[Start of DATA LINES]

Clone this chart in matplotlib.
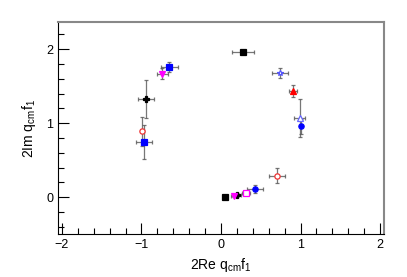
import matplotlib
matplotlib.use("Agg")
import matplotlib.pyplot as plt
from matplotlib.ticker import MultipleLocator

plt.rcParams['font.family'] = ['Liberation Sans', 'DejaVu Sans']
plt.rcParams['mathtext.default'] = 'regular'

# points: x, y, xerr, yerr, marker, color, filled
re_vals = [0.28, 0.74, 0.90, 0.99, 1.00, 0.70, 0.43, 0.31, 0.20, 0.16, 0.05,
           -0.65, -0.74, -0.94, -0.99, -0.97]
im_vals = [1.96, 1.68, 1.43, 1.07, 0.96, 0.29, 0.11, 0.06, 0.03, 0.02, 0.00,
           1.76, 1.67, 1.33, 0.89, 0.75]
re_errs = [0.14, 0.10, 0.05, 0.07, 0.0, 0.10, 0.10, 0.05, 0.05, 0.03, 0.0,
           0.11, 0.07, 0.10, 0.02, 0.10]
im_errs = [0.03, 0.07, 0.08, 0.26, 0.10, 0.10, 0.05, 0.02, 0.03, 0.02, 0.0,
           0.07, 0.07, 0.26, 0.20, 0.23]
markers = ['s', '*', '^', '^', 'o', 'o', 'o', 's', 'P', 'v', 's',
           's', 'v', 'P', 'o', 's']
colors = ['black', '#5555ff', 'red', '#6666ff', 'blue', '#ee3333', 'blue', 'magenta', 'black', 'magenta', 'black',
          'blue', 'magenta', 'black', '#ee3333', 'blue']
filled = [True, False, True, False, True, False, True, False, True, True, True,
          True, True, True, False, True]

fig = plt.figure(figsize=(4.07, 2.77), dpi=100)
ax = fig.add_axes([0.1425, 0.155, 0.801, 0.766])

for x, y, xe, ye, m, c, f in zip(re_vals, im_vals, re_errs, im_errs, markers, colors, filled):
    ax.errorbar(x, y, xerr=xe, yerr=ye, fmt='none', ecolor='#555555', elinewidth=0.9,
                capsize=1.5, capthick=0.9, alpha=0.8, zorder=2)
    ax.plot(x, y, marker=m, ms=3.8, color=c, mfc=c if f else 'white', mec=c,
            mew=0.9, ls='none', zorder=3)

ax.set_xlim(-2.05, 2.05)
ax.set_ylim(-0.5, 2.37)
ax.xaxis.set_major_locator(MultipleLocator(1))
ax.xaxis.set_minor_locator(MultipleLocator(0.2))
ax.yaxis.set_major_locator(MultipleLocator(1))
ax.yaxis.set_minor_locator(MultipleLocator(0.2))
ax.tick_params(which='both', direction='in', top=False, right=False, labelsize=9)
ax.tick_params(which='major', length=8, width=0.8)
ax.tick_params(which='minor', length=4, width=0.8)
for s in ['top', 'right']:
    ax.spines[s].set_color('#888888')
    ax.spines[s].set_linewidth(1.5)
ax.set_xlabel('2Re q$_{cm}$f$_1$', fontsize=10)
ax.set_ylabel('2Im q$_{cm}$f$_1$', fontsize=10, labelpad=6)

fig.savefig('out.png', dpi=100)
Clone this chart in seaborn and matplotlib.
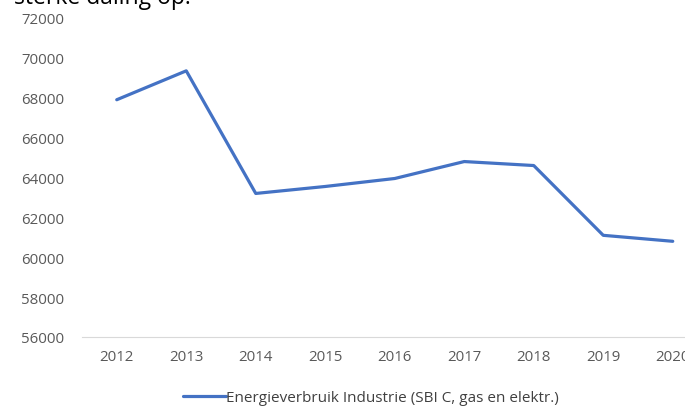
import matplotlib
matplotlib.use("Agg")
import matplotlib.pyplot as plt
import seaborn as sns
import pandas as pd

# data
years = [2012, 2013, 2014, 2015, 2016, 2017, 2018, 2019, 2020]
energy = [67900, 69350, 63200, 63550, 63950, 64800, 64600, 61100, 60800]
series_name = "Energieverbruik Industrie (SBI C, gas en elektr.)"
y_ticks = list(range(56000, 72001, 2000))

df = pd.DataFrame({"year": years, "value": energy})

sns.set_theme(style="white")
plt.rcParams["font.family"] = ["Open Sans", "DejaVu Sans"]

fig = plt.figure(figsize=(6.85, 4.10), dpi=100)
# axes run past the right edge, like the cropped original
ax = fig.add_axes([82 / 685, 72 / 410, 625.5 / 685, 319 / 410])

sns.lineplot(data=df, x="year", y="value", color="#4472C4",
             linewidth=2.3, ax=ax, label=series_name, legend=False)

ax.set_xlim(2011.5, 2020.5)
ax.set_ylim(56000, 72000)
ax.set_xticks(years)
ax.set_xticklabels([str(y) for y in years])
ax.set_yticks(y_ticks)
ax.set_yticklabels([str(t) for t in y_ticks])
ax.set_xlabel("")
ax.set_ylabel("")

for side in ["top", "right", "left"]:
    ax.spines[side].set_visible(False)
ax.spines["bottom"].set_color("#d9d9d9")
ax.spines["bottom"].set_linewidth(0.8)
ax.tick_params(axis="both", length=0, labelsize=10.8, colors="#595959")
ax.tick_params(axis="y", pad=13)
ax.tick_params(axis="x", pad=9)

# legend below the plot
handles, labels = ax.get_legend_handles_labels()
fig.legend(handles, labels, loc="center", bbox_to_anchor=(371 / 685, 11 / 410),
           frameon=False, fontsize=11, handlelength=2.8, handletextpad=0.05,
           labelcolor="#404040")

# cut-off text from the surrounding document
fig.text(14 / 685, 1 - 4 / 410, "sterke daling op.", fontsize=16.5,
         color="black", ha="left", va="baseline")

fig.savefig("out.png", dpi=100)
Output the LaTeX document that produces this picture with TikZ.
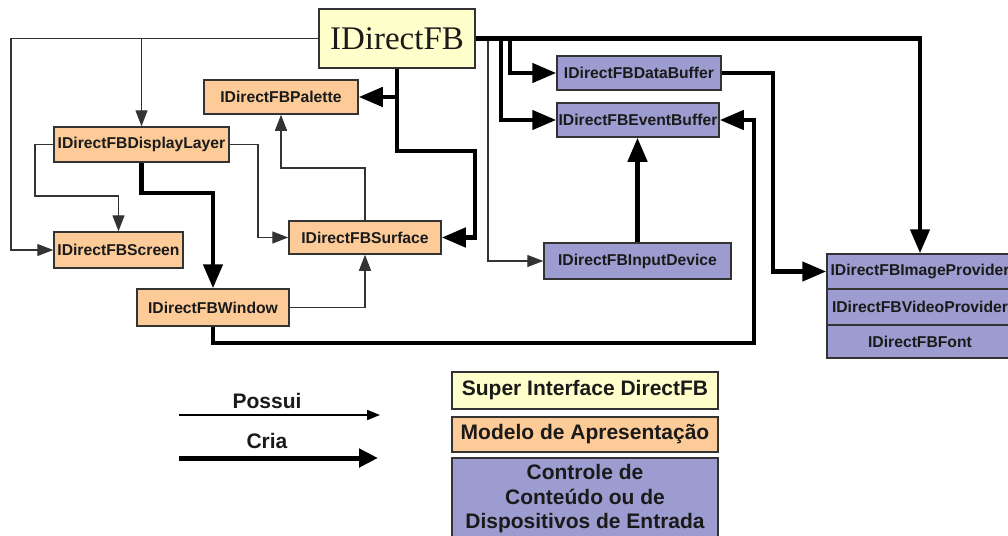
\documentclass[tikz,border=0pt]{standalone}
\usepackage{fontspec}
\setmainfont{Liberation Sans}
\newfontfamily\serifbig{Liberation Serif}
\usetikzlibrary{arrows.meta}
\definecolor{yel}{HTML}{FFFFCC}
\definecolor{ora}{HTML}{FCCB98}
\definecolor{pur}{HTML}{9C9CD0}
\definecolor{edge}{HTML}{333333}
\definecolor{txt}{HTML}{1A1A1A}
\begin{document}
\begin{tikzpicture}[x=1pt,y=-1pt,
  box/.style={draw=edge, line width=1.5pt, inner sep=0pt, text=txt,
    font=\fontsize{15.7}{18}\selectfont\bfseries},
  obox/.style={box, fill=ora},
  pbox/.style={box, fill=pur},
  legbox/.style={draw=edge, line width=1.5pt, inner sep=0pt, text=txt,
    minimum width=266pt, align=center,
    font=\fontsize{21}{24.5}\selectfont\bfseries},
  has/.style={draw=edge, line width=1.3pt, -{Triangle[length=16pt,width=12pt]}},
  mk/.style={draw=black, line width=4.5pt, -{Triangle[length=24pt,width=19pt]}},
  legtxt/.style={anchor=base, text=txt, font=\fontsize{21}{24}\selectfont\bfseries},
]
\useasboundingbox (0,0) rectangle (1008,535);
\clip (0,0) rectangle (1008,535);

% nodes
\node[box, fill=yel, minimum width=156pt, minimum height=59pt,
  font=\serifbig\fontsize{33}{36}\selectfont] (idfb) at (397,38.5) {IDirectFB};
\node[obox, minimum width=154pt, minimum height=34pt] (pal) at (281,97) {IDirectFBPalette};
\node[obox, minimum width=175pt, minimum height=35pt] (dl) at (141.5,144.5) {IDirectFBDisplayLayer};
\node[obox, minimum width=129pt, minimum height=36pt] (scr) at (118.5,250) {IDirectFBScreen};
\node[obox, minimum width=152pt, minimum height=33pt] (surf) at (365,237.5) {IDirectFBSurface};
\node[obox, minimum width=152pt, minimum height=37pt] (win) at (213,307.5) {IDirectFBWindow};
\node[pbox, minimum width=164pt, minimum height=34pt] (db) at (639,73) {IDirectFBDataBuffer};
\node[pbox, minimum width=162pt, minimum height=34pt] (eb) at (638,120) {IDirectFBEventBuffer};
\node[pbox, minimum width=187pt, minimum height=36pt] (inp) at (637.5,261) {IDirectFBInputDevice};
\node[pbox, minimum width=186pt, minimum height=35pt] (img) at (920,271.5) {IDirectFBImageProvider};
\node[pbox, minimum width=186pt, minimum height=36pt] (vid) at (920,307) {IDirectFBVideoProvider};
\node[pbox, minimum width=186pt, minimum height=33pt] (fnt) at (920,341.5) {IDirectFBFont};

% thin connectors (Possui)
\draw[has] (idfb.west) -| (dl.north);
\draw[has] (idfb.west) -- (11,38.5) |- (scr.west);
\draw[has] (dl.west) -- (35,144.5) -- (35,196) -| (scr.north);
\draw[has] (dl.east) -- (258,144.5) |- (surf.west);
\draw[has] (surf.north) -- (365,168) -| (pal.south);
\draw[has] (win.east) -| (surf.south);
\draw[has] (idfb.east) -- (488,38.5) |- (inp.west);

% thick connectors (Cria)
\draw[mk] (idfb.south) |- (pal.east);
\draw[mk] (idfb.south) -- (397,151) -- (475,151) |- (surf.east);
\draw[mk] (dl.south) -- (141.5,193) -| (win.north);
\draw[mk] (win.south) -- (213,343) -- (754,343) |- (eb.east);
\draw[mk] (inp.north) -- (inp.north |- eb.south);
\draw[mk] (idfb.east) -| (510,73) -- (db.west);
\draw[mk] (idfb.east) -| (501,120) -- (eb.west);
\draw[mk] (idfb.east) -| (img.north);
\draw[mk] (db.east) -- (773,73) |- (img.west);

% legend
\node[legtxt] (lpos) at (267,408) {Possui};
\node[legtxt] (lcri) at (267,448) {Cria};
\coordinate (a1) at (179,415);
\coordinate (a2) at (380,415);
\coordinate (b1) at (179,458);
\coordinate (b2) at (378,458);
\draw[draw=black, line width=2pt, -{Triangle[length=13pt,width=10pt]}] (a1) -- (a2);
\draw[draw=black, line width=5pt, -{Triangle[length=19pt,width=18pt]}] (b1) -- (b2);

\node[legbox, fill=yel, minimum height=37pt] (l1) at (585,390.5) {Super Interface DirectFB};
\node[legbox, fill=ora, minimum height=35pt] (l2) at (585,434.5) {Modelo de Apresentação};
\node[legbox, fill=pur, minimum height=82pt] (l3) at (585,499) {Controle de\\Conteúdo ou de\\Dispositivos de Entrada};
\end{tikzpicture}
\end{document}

[End of DATA LINES]

WORK TO DO:
Spot every line that holds "chart" and copy it.

IN RESPONSE:
Clone this chart in matplotlib.
Clone this chart in seaborn and matplotlib.

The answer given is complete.